Einleitung: Die Heterogenitätshypothese für die Pathophysiologie der Multiplen Sklerose (MS)
stützt sich vor allem auf klinische, histopathologische, neuroradiologische und liquorzytologische
Befunde. Dabei ist die genaue pathophysiologische und prognostische Rolle von B-Zellen
bei der MS weitgehend unbekannt. Durch fragmentierte monoklonale IgG Antikörper gegen
CD20 (anti-CD20-Fab') lassen sich B-Zellen spezifisch nachweisen. Mittels der intravenösen
Applikation eines durch das Radionuklid 111In markierten anti-CD20-Fab' soll der spezifische
qualitative und quantitative Nachweis von B-Zellen in Gadolinium-speichernden Gehirnläsionen
bei MS erbracht werden. Ziel der vorliegenden Studie ist es, erste Daten über Sicherheit
und Verträglichkeit der intravenösen Applikation von anti-111In-CD20-Fab' bei MS zu
sammeln.
Methode: Prospektive, kontrollierte, maskierte Pilotstudie. 15 ansonsten gesunde, erwachsene,
konsekutive Patienten mit schubförmiger, McDonald positiver MS, ohne immunmodulatorische
Therapie wurden nach ICH-GCP konformem Studienprotokoll mittels MRT auf Gadolinium
(Gd-) speichernde Läsionen mit einem Mindestdurchmesser von 7mm hin gescreent. Den
5 eingeschlossenen Patienten wurde gleichzeitig anti-111In-CD20-Fab' und als monoklonalen
Kontrollantikörper anti-99mTc-CEA-Fab' intravenös appliziert. 1 Stunde, 4 und 24 Stunden
nach Applikation wurde der cerebrale Nuklid-uptake durch quantitative Einzel-Photonen-Emmissions-Computertomographie
(SPECT) ermittelt. Der Beobachtungszeitraum für Sicherheit und Verträglichkeit betrug
zwei Tage (3 Halbwertzeiten). Zur Überwachung der Sicherheit und Verträglichkeit wurden
Vitalzeichen, Blutentnahmen, Schwangerschaftstest, EKG und körperliche neurologische
und internistische Untersuchungen durchgeführt. Eine mögliche quantitative Veränderung
CD20+ Zellen im Blut der Patienten wurde durch flusszytometrische Untersuchung kontrolliert.

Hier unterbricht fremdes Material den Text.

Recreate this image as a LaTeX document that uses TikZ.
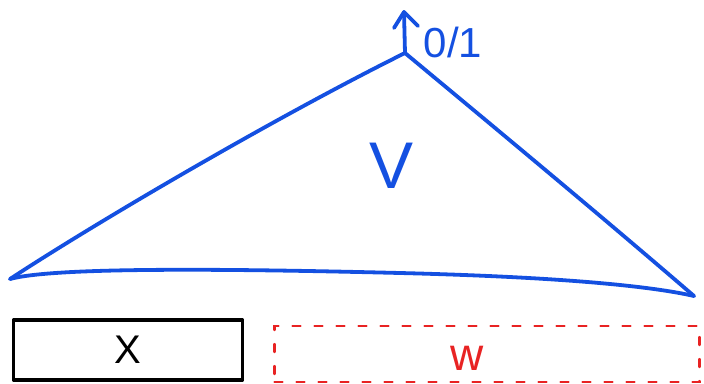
\documentclass[tikz,border=0pt]{standalone}
\usepackage{fontspec}
\setmainfont{Liberation Sans}
\definecolor{penblue}{RGB}{20,80,225}
\definecolor{penred}{RGB}{232,35,35}
\tikzset{
  blueline/.style={draw=penblue,line width=3.8pt,line cap=round,line join=round},
  blackbox/.style={draw=black,line width=3.8pt,line cap=round,line join=round},
  redbox/.style={draw=penred,line width=2.4pt,dash pattern=on 8pt off 14pt,line cap=round},
  lbl/.style={inner sep=0pt}
}
\begin{document}
\begin{tikzpicture}[x=1pt,y=-1pt]
\useasboundingbox (0,0) rectangle (704,383);
\coordinate (L) at (10,279);
\coordinate (A) at (405,53);
\coordinate (R) at (694,296);
\coordinate (T) at (404,12);
% triangle
\draw[blueline] (L) .. controls (100,220) and (280,115) .. (A);
\draw[blueline] (A) .. controls (500,132) and (600,215) .. (R);
\draw[blueline] (L) .. controls (50,268) and (200,268) .. (400,273)
  .. controls (560,277) and (650,286) .. (R);
% arrow
\draw[blueline] (A) -- (T);
\draw[blueline] (394,28) -- (T) -- (418,26);
\node[lbl,text=penblue,font=\fontsize{42}{42}\selectfont] (top) at (453,42) {0/1};
\node[lbl,text=penblue,font=\fontsize{66}{66}\selectfont] (v) at (392,166) {V};
% boxes
\node[blackbox,minimum width=229pt,minimum height=60pt,inner sep=0pt] (xbox) at (128,350) {};
\node[lbl,font=\fontsize{40}{40}\selectfont] (x) at (xbox.center) {X};
\node[redbox,minimum width=425pt,minimum height=56pt,inner sep=0pt] (wbox) at (487,354) {};
\node[lbl,text=penred,font=\fontsize{46}{46}\selectfont] (w) at (467,358) {w};
\end{tikzpicture}
\end{document}
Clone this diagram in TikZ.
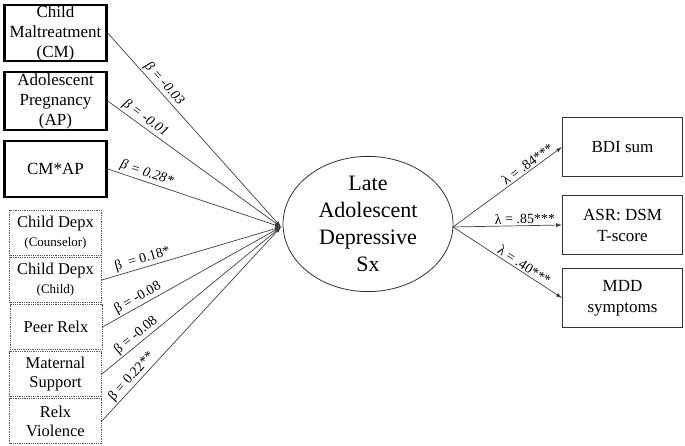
\documentclass[tikz,border=0pt]{standalone}
\usepackage{fontspec}
\setmainfont{Liberation Serif}
\usetikzlibrary{shapes.geometric,arrows.meta}
\begin{document}
\begin{tikzpicture}[x=1pt, y=-1pt,
  predictor/.style={draw, line width=2.4pt, minimum width=102pt, minimum height=56pt, inner sep=0pt, align=center, font=\fontsize{17}{20}\selectfont},
  control/.style={draw=gray!70!black, densely dotted, line width=0.8pt, minimum width=92pt, minimum height=45pt, inner sep=0pt, align=center, font=\fontsize{16.5}{19}\selectfont},
  indicator/.style={draw=gray!40!black, line width=0.8pt, minimum width=120pt, minimum height=59pt, inner sep=0pt, align=center, font=\fontsize{17}{21}\selectfont},
  latent/.style={ellipse, draw=gray!40!black, line width=0.8pt, minimum width=170pt, minimum height=133pt, inner sep=0pt, align=center, font=\fontsize{22}{27}\selectfont},
  path/.style={draw=gray!50!black, line width=0.7pt, -{Latex[length=6pt,width=4pt]}},
  weight/.style={sloped, above, inner sep=1.5pt, font=\fontsize{14}{16}\selectfont}]
\useasboundingbox (0,0) rectangle (685,446);

% Predictors
\node[predictor] (cm) at (55.5,33) {Child\\Maltreatment\\(CM)};
\node[predictor, minimum height=58pt] (ap) at (55.5,101) {Adolescent\\Pregnancy\\(AP)};
\node[predictor] (cmap) at (55.5,169) {CM*AP};

% Covariates
\node[control] (dpc) at (55.5,233) {Child Depx\\{\fontsize{13}{15}\selectfont (Counselor)}};
\node[control] (dpk) at (55.5,280) {Child Depx\\{\fontsize{13}{15}\selectfont (Child)}};
\node[control] (peer) at (56,327) {Peer Relx};
\node[control] (mat) at (55.5,374) {Maternal\\Support};
\node[control] (viol) at (55.5,421) {Relx\\Violence};

% Latent factor and indicators
\node[latent] (dep) at (368,224) {Late\\Adolescent\\Depressive\\Sx};
\coordinate (hub) at (281,227);
\coordinate (out) at (453,227);
\node[indicator] (bdi) at (622.5,147) {BDI sum};
\node[indicator] (asr) at (622.5,225) {ASR: DSM\\T-score};
\node[indicator] (mdd) at (622.5,298) {MDD\\symptoms};

% Paths
\draw[path] (cm.east) -- node[weight, pos=0.29] {\itshape β = -0.03} (hub);
\draw[path] (ap.east) -- node[weight, pos=0.19] {\itshape β = -0.01} (hub);
\draw[path] (cmap.east) -- node[weight, pos=0.21] {\itshape β = 0.28*} (hub);
\draw[path] (dpk.east) -- node[weight, pos=0.24] {β\ \ = 0.18*} (hub);
\draw[path] (peer.east) -- node[weight, pos=0.22] {β = -0.08} (hub);
\draw[path] (mat.east) -- node[weight, pos=0.22] {β = -0.08} (hub);
\draw[path] (viol.east) -- node[weight, pos=0.2] {β = 0.22**} (hub);

\draw[path] (out) -- node[weight, pos=0.72] {λ = .84***} (bdi.west);
\draw[path] (out) -- node[weight, pos=0.66] {λ = .85***} (asr.west);
\draw[path] (out) -- node[weight, pos=0.62] {λ = .40***} (mdd.west);
\end{tikzpicture}
\end{document}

Ergebnisse: CD20+ B-Zellen sinken nach Gabe von anti-111In-CD20-Fab' nicht signifikant ab. Ein
Patient berichtete kurz nach der intravenösen Applikation über unspezifischen Schwindel.
Vitalparameter, EKG, Laborparameter für Hämatologie, Hämostaseologie und klinische
Chemie blieben unverändert. Allergische Reaktionen traten nicht auf.
Diskussion: Anti-111In-CD20-Fab' zeigte bei einem kleinen Kollektiv von RR-MS Patienten keine
unerwünschten Wirkungen. Die Erhebung weiterer Sicherheits- und Verträglichkeitsdaten
erscheint angesichts dieser Ergebnisse ethisch gerechtfertigt.